As someone not involved in tech at all, this was still quite mind blowing to me, and despite having concerns that someone could own my face entirely dispelled, I stated the cliched obvious – it is all a bit Black Mirror isn’t it? “I hear that in the shop about ten times a day,” James said. “It’s far less Black Mirror than picking up your phone, having it scan your face and send that data to a big server in America and then selling you ads and monitoring where you are and all that stuff. What we’re doing is opt in rather than opt out, nobody has to do it at all. Everyone’s getting paid, and has the right to access their data and be forgotten. We’re trying to come at it with an ethical nature.”
They’re the leaders in this niche, but are trying to pave the way for an ‘opt in’ rather than ‘opt out’ culture when it comes to data and what companies can use and sell of ours. And as someone who at best skims through terms and conditions, this is a shift I’d like to see. “It’s probably wishful thinking, it’s a nice idea, but realistically people like Facebook and Google probably aren’t going to care. Maybe I’ll do a TED Talk in five years and say ‘we tried guys’
“It’s so new, so if people are a bit scared of it, I really don’t blame them. And we always say to people our default position is if you come in and you’re unsure, just don’t do it, we don’t want you. We don’t want to take something from you that you don’t want to give.”
In terms of data protection, they really do have their backs covered as well as everyone who participates in the project. They spent a year planning The Sapiens Project, working with three lawyers and data protection officers who work with the police force. All their servers are encrypted, nothing is stored off site or on the cloud or anything, all faces are completely anonymised and information that is briefly kept is GDPR compliant. “We really went to town on it.
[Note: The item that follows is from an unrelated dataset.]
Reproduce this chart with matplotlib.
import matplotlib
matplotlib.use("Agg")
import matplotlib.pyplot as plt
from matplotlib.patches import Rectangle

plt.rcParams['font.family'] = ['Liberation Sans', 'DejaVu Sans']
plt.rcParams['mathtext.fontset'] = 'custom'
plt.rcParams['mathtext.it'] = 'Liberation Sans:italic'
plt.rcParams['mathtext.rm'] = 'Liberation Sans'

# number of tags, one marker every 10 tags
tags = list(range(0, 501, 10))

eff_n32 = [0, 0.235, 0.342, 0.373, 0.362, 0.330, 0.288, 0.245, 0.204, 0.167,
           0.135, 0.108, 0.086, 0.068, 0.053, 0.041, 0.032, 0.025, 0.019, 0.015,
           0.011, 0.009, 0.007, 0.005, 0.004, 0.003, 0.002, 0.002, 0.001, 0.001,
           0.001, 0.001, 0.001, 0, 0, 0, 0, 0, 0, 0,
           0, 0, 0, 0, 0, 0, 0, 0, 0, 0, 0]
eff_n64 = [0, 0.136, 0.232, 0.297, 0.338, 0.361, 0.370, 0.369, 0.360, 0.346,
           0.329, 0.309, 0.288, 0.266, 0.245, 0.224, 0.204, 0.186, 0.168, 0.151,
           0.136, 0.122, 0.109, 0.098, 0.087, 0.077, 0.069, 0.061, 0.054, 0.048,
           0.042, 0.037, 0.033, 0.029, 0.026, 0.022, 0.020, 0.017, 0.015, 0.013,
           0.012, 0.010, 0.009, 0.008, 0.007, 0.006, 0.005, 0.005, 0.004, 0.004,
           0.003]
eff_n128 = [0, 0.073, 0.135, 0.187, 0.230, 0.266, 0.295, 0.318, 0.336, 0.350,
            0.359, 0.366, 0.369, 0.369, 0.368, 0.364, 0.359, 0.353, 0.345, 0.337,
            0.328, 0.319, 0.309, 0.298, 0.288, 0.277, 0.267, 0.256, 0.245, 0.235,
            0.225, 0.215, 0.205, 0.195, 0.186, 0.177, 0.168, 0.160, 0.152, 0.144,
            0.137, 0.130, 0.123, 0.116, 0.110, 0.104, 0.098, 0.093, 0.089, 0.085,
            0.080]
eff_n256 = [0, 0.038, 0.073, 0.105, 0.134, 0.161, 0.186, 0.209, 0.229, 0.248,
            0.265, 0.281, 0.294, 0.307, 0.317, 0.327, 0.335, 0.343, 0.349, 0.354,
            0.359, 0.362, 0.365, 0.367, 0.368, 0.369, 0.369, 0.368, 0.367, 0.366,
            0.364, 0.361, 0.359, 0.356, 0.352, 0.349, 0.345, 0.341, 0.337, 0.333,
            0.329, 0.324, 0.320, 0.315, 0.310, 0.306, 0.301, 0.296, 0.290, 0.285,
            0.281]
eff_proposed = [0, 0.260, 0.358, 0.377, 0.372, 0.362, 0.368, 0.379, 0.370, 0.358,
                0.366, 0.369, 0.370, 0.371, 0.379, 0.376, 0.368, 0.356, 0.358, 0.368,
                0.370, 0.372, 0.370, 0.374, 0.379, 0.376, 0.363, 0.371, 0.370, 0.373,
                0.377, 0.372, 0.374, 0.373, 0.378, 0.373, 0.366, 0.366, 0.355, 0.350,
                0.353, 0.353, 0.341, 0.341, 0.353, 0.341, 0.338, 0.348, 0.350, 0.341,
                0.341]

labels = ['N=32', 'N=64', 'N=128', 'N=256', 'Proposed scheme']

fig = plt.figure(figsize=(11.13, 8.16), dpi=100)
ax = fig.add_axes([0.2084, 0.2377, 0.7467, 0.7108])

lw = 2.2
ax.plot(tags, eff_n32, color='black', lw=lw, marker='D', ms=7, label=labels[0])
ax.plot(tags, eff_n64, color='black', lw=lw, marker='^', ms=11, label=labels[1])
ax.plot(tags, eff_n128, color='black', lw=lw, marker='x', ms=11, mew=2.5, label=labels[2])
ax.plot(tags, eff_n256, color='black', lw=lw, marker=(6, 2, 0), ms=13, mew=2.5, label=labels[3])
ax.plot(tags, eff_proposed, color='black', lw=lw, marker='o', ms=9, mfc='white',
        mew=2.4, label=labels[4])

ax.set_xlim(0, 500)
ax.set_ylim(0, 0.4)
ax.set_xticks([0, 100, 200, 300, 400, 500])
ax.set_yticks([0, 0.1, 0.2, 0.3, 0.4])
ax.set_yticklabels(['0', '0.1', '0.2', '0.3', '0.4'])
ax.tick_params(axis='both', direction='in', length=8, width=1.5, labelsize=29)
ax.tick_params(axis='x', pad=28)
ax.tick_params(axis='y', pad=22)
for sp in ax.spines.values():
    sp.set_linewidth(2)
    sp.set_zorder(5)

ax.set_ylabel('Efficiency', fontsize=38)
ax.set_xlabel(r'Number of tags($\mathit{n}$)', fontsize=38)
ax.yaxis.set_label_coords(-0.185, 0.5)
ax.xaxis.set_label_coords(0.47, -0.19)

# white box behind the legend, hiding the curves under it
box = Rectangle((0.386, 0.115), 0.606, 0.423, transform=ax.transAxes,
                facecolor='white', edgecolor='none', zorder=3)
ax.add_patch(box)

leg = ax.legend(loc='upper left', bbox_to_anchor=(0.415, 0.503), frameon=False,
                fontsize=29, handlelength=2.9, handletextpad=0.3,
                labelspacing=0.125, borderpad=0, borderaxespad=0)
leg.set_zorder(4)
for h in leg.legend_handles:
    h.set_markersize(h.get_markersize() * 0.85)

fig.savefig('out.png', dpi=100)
Everyone in the team has done data protection training, our data protection officer has had extra training, and is a coder as well, so is embedded in all the work that we do. It’s as secure as it can be in terms of data.”
But as artists leading an ethical company, the idea of training AI with this record database seemed a counterintuitive idea. AI is notorious now for stealing from artists to erase their jobs and creativity, but James agreed.
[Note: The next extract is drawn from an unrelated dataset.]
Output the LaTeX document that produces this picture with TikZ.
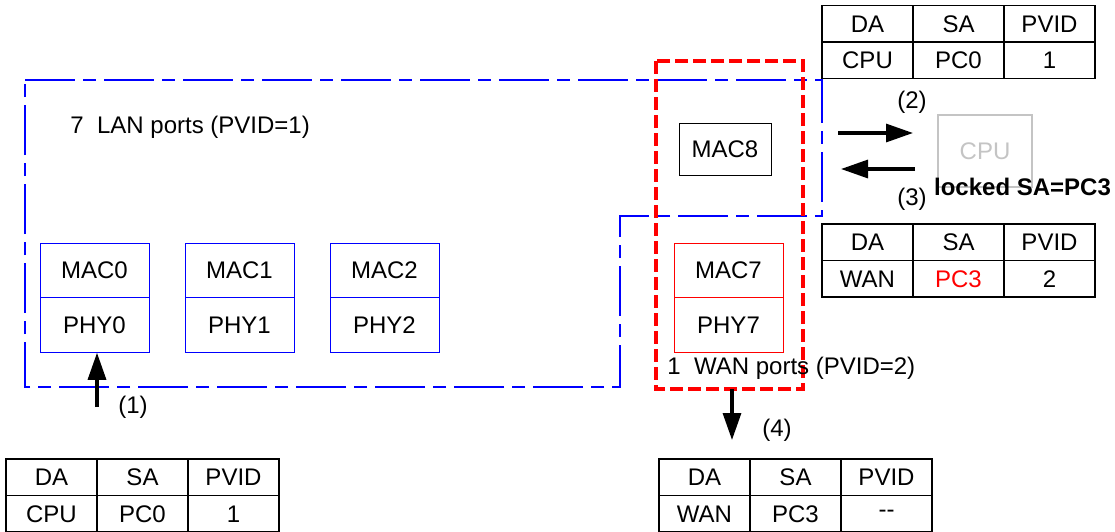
\documentclass[tikz,border=0pt]{standalone}
\usepackage{fontspec}
\setmainfont{Liberation Sans}
\usetikzlibrary{arrows.meta}
\definecolor{cpugray}{HTML}{C4C4C4}
\newcommand{\pkttab}[6]{%
  \node[cell] (#1da) at (#2,#3) {DA};
  \node[cell] (#1sa) at (#1da.north east) {SA};
  \node[cell] (#1pv) at (#1sa.north east) {PVID};
  \node[cell] (#1a) at (#1da.south west) {#4};
  \node[cell] (#1b) at (#1a.north east) {#5};
  \node[cell] (#1c) at (#1b.north east) {#6};
}
\begin{document}
\begin{tikzpicture}[x=0.5pt,y=-0.5pt,
  font=\fontsize{12}{14}\selectfont,
  cell/.style={draw=black,line width=0.7pt,outer sep=0pt,minimum width=45.5pt,minimum height=18.25pt,inner sep=0pt,anchor=north west},
  portbox/.style={draw=blue,line width=0.5pt,minimum width=54.5pt,minimum height=27.25pt,inner sep=0pt},
  wanbox/.style={portbox,draw=red},
  lanline/.style={draw=blue,line width=1pt,dash pattern=on 25pt off 4pt on 6.5pt off 4pt},
  wanline/.style={draw=red,line width=2pt,dash pattern=on 6.5pt off 2.5pt},
  bigarrow/.style={line width=1.6pt,-{Triangle[length=13.5pt,width=9pt]}},
  lbl/.style={inner sep=0pt}
]
\useasboundingbox (0,0) rectangle (1115,531);

% LAN region
\draw[lanline] (25,80) -- (822,80) -- (822,216) -- (620,216) -- (620,387) -- (25,387) -- cycle;
% WAN region
\draw[wanline] (656,61) rectangle (803,389);

% texts
\node[lbl,anchor=west] (lantxt) at (70,127) {7\ \ LAN ports (PVID=1)};
\node[lbl,anchor=west] (wantxt) at (667,368) {1\ \ WAN ports (PVID=2)};

% ports
\node[portbox] (mac0) at (94.5,270.5) {MAC0};
\node[portbox] (phy0) at (94.5,325) {PHY0};
\node[portbox] (mac1) at (239.5,270.5) {MAC1};
\node[portbox] (phy1) at (239.5,325) {PHY1};
\node[portbox] (mac2) at (384.5,270.5) {MAC2};
\node[portbox] (phy2) at (384.5,325) {PHY2};
\node[wanbox] (mac7) at (728.5,270.5) {MAC7};
\node[wanbox] (phy7) at (728.5,325) {PHY7};

\node[draw=black,line width=0.5pt,minimum width=46pt,minimum height=26pt,inner sep=0pt] (mac8) at (725,149) {MAC8};

% CPU
\node[draw=cpugray,text=cpugray,line width=0.6pt,minimum width=47pt,minimum height=36pt,inner sep=0pt] (cpu) at (985,151) {CPU};
\node[lbl,font=\fontsize{12}{14}\selectfont\bfseries] (locked) at (1022.5,187) {locked SA=PC3};

% arrows
\coordinate (a2s) at (838,133);
\coordinate (a2e) at (913,133);
\coordinate (a3s) at (915,169);
\coordinate (a3e) at (841,169);
\draw[bigarrow] (a2s) -- (a2e);
\draw[bigarrow] (a3s) -- (a3e);
\node[lbl] (l2) at (912,102) {(2)};
\node[lbl] (l3) at (912,199) {(3)};

\coordinate (a1s) at (97,407);
\draw[bigarrow] (a1s) -- (a1s |- phy0.south);
\node[lbl] (l1) at (133,407) {(1)};

\coordinate (a4s) at (732,389);
\coordinate (a4e) at (732,440);
\draw[bigarrow] (a4s) -- (a4e);
\node[lbl] (l4) at (777,430) {(4)};

% tables
\pkttab{ta}{822}{5.5}{CPU}{PC0}{1}
\pkttab{tb}{822}{224}{WAN}{\textcolor{red}{PC3}}{2}
\pkttab{tc}{6}{459}{CPU}{PC0}{1}
\pkttab{td}{659}{459}{WAN}{PC3}{{-}{-}}
\end{tikzpicture}
\end{document}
“What some AI companies have done to the art world is nasty, they’ve used artists art against them and monetised a product that actively competes with concept artists and you hear all the time about that, and of companies cutting art departments massively. But with Sapiens, let’s say the argument is that it’s going to take artists’ jobs: like a team of 100,000 artists that can sit in a room and sculpt every single person who wants their face in a game’s face. It’s not taking anyone’s jobs because that just doesn’t exist.
“And the other thing is that character makers have been around for about ten years, they’ve always existed and artists have always used them, so even if we took Sapiens and made a system that the public could use or artists could use to generate their own heads, it wouldn’t take any jobs. There’s maybe four artists in the world who can sculpt photorealistic humans, and that would be like maybe £3,000, takes forever and there aren’t enough people to do it. We’re just streamlining a process.
The Sapiens Project feels like a paradox in a world where our data is often taken without permission: a voluntary, opt-in approach to sharing your likeness in an ethically-driven, artist-led initiative. While it may raise questions about privacy and the limits of tech, it also sets a precedent for how AI and gaming could evolve responsibly and excitingly. Whether you see it as dystopian or groundbreaking, it’s clear that our faces might be the last frontier of the digital economy, but the question is, are you willing to sell yours? For the Sapiens Project at least, the choice is entirely yours.